In a virtual signing ceremony in June 2020, Gov. Mike DeWine signed House Bill 16, a bill said to benefit Wright-Patterson families who move into Ohio but don’t automatically qualify for lower in-state college tuition reserved for longtime state residents.

The governor also signed Ohio Senate Bill 7 in a January 2020 visit to the National Museum of the U.S. Air Force. That bill requires state occupational licensing agencies to issue temporary licenses or certificates to uniformed service members and spouses who are validly licensed in another jurisdiction and have moved to Ohio for military duty.

Another change of note: Retirement pay received for service on military active duty or the National Guard or Reserves, as well as pay received by surviving spouses, has been exempt from the Ohio income tax since 2008.

Licensure portability

Ohio received an overall yellow rating for licensure portability, indicating state statutes “contain barriers to licensure and certification portability for military spouses,” the report says.
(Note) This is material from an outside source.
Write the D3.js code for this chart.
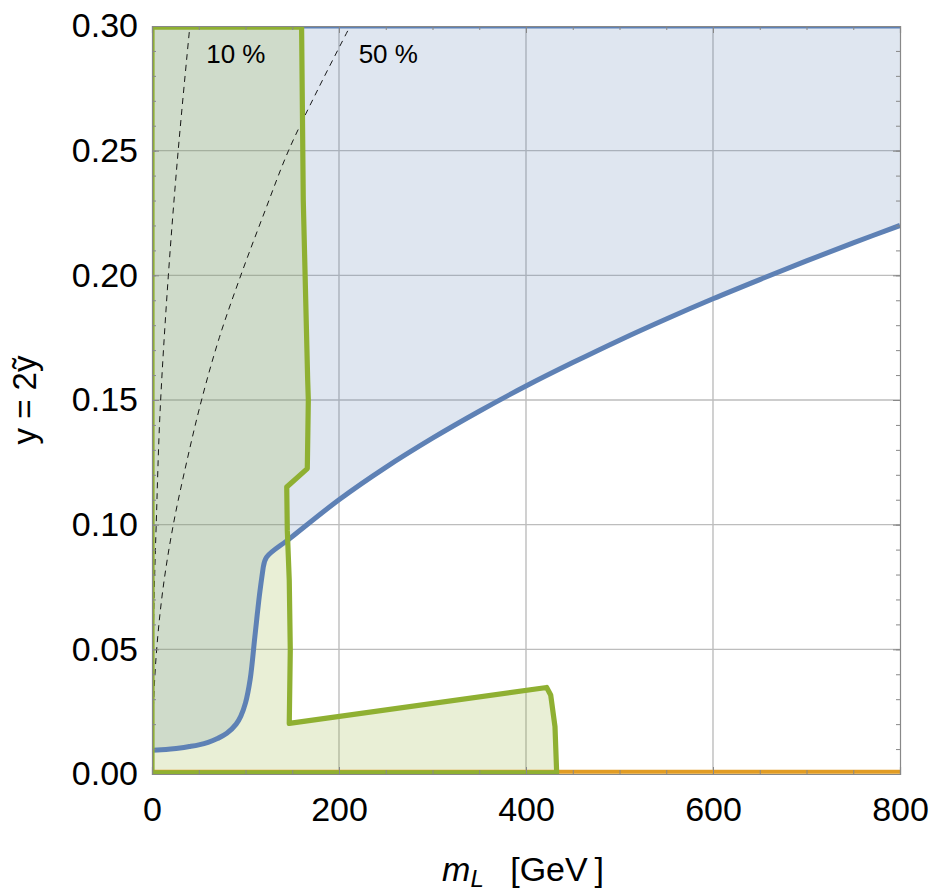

It seems the department was concerned about the temporary nature of the licenses; it says: “This assessment was awarded for issuing of temporary licenses.”

Ohio also provides temporary licensure with no supervisory requirements for the law profession, the report noted.

The report’s authors were also wary of Ohio statute language.

Said the report: “Barriers remain for all occupations as they include language that state boards ‘may’ issue a temporary license (for) certification to military spouses rather than ‘shall’ issue.”

And the report points to barriers for “other occupations” as current statutes do not exclude any other occupations from licensure portability burdens.

State Sen. Niraj Antani, R-Miami Twp., said there’s a case to be made that Senate Bill 7, the state’s licensure portability bill, might have been stronger.

“I was disappointed that we do not have a stronger law to help military families, and I am looking into this,” Antani said Wednesday.

The DOD report says it relied on “publicly available, reputable third-party sources” for its data.

Education data is from the Department of Education Civil Rights Data Collection and EDFacts, and Stanford Education Data Archive, the DOD said.